GOAL ::
Count the lines below that contain the word "source" and give only that number.

DATASET ROWS ::
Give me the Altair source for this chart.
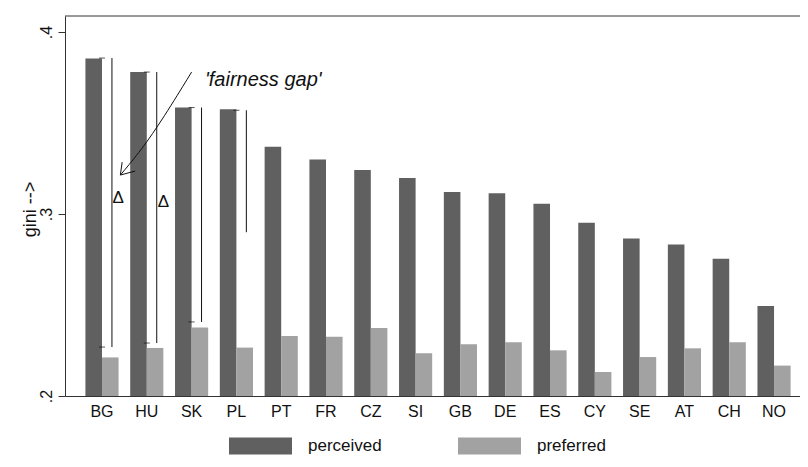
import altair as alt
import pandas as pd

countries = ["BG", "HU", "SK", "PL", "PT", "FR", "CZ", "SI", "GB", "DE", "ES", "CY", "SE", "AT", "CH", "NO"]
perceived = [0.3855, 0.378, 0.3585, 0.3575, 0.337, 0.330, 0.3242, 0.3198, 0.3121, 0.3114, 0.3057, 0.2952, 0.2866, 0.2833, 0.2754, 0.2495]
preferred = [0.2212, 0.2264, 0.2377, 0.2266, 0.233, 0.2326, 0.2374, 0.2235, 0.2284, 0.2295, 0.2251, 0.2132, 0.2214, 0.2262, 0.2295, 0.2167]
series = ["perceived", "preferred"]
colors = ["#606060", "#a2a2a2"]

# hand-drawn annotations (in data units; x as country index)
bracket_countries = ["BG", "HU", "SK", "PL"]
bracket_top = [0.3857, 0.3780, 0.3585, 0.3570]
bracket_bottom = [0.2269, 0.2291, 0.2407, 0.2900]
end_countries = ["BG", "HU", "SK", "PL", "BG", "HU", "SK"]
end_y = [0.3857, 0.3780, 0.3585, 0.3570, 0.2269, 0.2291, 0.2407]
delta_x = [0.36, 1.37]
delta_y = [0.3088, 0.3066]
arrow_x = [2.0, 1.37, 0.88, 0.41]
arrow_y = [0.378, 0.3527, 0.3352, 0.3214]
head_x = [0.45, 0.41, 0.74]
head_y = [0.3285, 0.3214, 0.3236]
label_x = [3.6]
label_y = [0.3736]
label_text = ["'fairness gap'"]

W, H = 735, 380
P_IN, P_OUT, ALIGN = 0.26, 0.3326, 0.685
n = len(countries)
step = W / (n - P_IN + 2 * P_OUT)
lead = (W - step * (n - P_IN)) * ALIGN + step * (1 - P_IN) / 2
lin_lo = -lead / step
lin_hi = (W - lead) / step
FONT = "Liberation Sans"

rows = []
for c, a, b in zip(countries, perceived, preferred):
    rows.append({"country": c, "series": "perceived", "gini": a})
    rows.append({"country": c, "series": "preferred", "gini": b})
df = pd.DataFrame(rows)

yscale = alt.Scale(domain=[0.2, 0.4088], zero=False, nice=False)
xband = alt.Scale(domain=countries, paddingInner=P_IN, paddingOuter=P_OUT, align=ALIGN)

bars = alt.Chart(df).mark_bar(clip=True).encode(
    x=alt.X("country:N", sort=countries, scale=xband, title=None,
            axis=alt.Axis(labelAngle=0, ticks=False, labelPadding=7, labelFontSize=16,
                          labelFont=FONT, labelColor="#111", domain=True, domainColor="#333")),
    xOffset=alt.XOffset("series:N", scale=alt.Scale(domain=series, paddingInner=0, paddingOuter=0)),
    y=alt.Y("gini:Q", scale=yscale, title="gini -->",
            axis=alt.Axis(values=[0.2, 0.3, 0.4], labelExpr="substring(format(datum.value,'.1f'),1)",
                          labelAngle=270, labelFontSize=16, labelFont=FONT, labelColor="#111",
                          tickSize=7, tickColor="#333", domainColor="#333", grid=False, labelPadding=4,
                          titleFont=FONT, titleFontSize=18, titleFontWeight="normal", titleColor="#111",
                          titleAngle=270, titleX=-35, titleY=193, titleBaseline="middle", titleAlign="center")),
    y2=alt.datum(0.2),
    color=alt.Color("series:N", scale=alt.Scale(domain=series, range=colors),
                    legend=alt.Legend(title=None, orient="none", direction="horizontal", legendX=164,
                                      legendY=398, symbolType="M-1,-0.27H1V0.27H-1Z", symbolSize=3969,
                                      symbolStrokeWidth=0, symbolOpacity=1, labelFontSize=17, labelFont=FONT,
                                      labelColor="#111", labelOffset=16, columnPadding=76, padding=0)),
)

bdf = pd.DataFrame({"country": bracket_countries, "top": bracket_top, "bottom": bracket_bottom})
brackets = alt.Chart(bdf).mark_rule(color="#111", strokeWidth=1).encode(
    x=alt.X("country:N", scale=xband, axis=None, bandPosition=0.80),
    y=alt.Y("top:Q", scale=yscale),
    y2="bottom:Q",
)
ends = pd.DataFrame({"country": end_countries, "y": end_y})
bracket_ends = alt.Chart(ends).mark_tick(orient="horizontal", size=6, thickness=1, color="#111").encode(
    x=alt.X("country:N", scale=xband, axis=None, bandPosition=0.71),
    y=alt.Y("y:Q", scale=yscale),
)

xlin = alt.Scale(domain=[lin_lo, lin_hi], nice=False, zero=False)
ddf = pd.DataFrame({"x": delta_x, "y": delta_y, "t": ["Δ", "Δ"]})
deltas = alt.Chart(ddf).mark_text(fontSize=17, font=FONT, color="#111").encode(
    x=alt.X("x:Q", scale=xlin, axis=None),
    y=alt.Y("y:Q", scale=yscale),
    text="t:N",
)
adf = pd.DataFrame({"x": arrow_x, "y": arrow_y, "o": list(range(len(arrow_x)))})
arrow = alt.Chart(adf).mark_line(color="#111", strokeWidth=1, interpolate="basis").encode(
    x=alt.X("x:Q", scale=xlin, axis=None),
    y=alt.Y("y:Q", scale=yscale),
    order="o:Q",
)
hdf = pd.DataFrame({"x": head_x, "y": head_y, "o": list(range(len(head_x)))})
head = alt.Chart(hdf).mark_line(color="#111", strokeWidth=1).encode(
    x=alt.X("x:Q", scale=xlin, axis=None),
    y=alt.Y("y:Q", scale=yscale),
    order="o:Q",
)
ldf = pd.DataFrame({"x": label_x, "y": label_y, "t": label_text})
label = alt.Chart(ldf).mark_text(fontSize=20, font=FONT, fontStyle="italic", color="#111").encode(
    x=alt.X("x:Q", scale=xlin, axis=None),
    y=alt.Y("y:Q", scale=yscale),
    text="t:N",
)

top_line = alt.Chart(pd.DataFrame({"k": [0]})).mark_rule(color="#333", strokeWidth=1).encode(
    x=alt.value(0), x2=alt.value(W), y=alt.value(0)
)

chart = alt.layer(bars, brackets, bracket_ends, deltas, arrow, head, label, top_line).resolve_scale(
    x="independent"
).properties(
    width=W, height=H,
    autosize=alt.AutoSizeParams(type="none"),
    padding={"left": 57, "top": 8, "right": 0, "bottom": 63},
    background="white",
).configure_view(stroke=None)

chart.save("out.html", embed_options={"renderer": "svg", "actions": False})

--

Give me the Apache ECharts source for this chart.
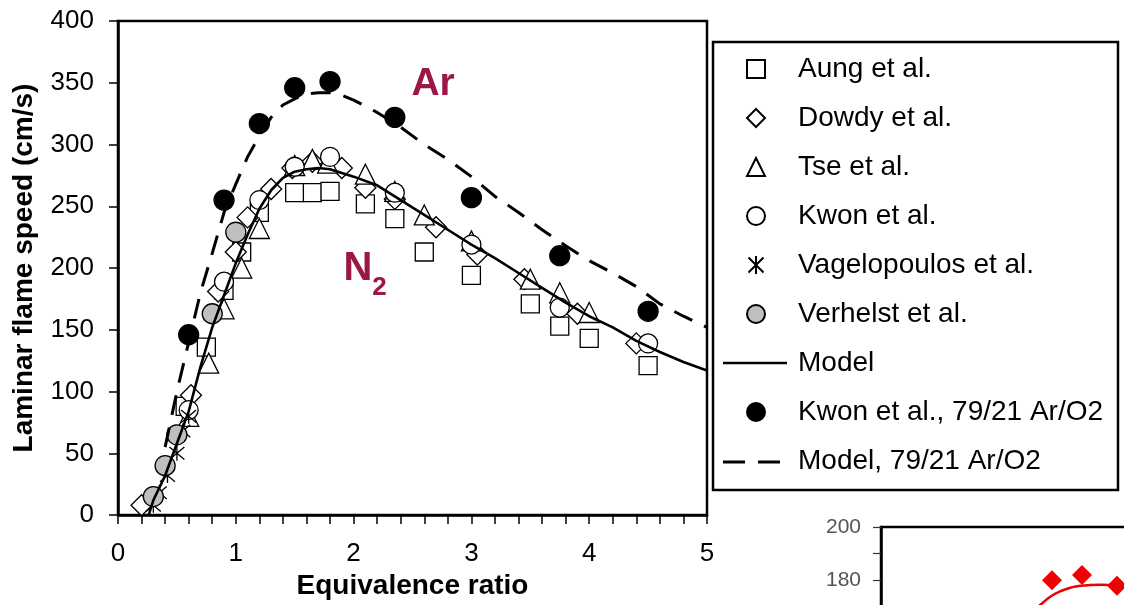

FINISHED ANSWER ::
2